Nikkei Australia member, Elysha Rei has been awarded an Artist in Residence Fellowship 2022-23 in the the Past Wrongs, Future Choices project.

Elysha is a Japanese Australian based in Meanjin (Brisbane), who explores narratives of cultural identity, site-specific history and environmental elements through paper cutting and public art. Drawing also upon her family history, Rei proposes to intertwine the histories of Japanese Australians and Canadians in a piece exploring the transcultural and ambivalent identities of Nikkei in the post-war era. Elysha takes up her residency early in 2023.

Working Title

Kiri-e Nikkei: The interstices of diasporic displacement

Project Outline

‘After deporting almost all civilians of Japanese origin in Australia at the end of WWII, just eight years later my Japanese grandmother was one of 650 Japanese ‘war brides’ who sailed across the Pacific to start a new life in Australia with my Australian grandfather. At the time of preparing to migrate to post-war Australia, Japanese Australians who were interned during the war were deported back to Japan and Japanese Canadians were released from internment into a life that was void of their homes, businesses and belongings that had been sold by the Canadian government. Despite these wrongs against Japanese civilians at the time, my grandmother made a choice to travel in the opposite direction – towards Australia to join my grandfather – and ultimately create a lineage of Nikkei Australians that is now my mother’s side of the family.

As a third generation Nikkei Australian, my creative practice-led research aims to navigate this transcultural identity that is imbued with the ambivalence of pride in Japanese cultural heritage, intergenerational remnants of pain from racial discrimination, and the experience of inhabiting a third space where ‘the negotiation of incommensurable differences creates a tension peculiar to borderline existences’ (Bhaba 1994: 218).

It is the interstices of these ambivalent experiences and historical narratives centred around past wrongs and future choices, that I wish to investigate and translate into forms of paper cutting.
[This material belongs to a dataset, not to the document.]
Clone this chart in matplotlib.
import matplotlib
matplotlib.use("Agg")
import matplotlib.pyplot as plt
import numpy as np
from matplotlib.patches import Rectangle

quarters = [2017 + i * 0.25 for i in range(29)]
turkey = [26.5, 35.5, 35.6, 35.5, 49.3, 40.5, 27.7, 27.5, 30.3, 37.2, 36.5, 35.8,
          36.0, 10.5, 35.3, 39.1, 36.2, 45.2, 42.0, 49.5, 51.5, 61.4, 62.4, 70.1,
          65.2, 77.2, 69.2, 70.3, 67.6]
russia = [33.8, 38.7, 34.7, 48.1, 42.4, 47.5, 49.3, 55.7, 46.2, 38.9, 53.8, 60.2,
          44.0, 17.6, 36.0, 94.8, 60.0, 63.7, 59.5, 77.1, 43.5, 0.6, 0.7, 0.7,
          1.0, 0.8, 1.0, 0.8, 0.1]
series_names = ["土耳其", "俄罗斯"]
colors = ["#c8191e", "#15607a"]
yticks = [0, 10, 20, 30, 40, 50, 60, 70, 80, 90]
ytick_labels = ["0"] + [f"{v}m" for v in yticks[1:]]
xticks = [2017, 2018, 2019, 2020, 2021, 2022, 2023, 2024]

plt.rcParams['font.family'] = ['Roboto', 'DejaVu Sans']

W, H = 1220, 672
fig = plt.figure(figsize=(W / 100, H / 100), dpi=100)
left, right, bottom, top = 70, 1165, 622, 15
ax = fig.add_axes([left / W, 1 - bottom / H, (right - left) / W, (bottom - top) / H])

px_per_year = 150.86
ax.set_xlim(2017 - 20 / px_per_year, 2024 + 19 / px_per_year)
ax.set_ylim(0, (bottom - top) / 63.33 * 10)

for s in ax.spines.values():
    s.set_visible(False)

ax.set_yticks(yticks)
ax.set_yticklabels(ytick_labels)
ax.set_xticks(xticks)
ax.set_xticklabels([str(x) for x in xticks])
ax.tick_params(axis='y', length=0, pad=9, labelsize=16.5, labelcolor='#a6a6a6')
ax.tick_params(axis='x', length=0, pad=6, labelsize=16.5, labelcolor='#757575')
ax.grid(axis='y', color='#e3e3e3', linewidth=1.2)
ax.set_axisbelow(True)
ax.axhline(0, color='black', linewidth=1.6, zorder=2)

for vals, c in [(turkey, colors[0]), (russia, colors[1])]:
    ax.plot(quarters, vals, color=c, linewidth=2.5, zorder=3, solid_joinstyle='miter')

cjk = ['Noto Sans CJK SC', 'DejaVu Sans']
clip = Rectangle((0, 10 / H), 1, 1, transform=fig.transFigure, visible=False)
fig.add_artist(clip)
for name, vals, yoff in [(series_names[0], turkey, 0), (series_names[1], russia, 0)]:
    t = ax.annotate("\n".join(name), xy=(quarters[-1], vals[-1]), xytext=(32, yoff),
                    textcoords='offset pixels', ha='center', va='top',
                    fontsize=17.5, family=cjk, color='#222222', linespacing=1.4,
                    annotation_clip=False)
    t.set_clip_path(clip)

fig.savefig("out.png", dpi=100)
The art of paper cutting creates visual narratives using the spaces cut from a substrate, allowing positive and negative space to be utilised both in metaphor and materiality.

Using archival records as a starting point for evidential inquiry into the displacement of Japanese diaspora in Canada and Australia, I wish to create work that intertwines the experiences of Nikkei within both countries and connects the narrative between past wrongs and future choices of these parallel histories. Records will be used as point of visual stimulus, translating decisions and actions in documents, as well as photographic references, as visual research for creating an installation or series or hand-cut paper works.

This installation and/or series of hand cut paper works can culminate into an exhibition titled Kiri-e Nikkei: The interstices of diasporic displacement.’

References

Bhaba, H.K., 1994. The location of culture, Routledge, London.

Fish and Ships II – Elysha Rei (Photo supplied by artist)

Here is the link to portfolio of Elysha’s work

Artist Bio

Elysha Rei – ​​b.1986 Saudi Arabia | Lives and works Meanjin (Brisbane), Australia

Elysha Rei (pronounced eh-lee-sha ray) is a Japanese-Australian artist that explores narratives of cultural identity, site-specific history and environmental elements through paper cutting and public art. She has a Bachelor of Visual Arts from USQ (2008), a Master’s in Business Administration (2018) and is currently undertaking a PhD exploring how Nikkei Australian artists navigate their identity through creative arts practice. Rei has created and exhibited work, curated exhibitions and managed cultural spaces across Australia, Japan, New Zealand, Netherlands, Thailand, and the US. She founded the international artist residency program, Sam Rit Residency in rural Thailand in 2014, and co-founded the Artist-Run-Initiative Made Creative Space Toowoomba from 2011-2013. She has been an invited artist in residence for Museum of Brisbane, Artspace Mackay, and Barcaldine Arts Council. In 2018 was the recipient of an Asialink Arts Creative Exchange in Japan. She has public artworks in Brisbane, Toowoomba and Warwick, and artworks in the collection of the Westin Brisbane, Brisbane City Council, Warwick Regional Council, Toowoomba Regional Art Gallery, QIC and the University of Southern Queensland.​

Elysha will be taking residency at the Centre for Global Studies and the Centre for Asia Pacific Initiatives at the University of Victoria, along with Rachel Kiyo Iwaasa, a Vancouver-based pianist.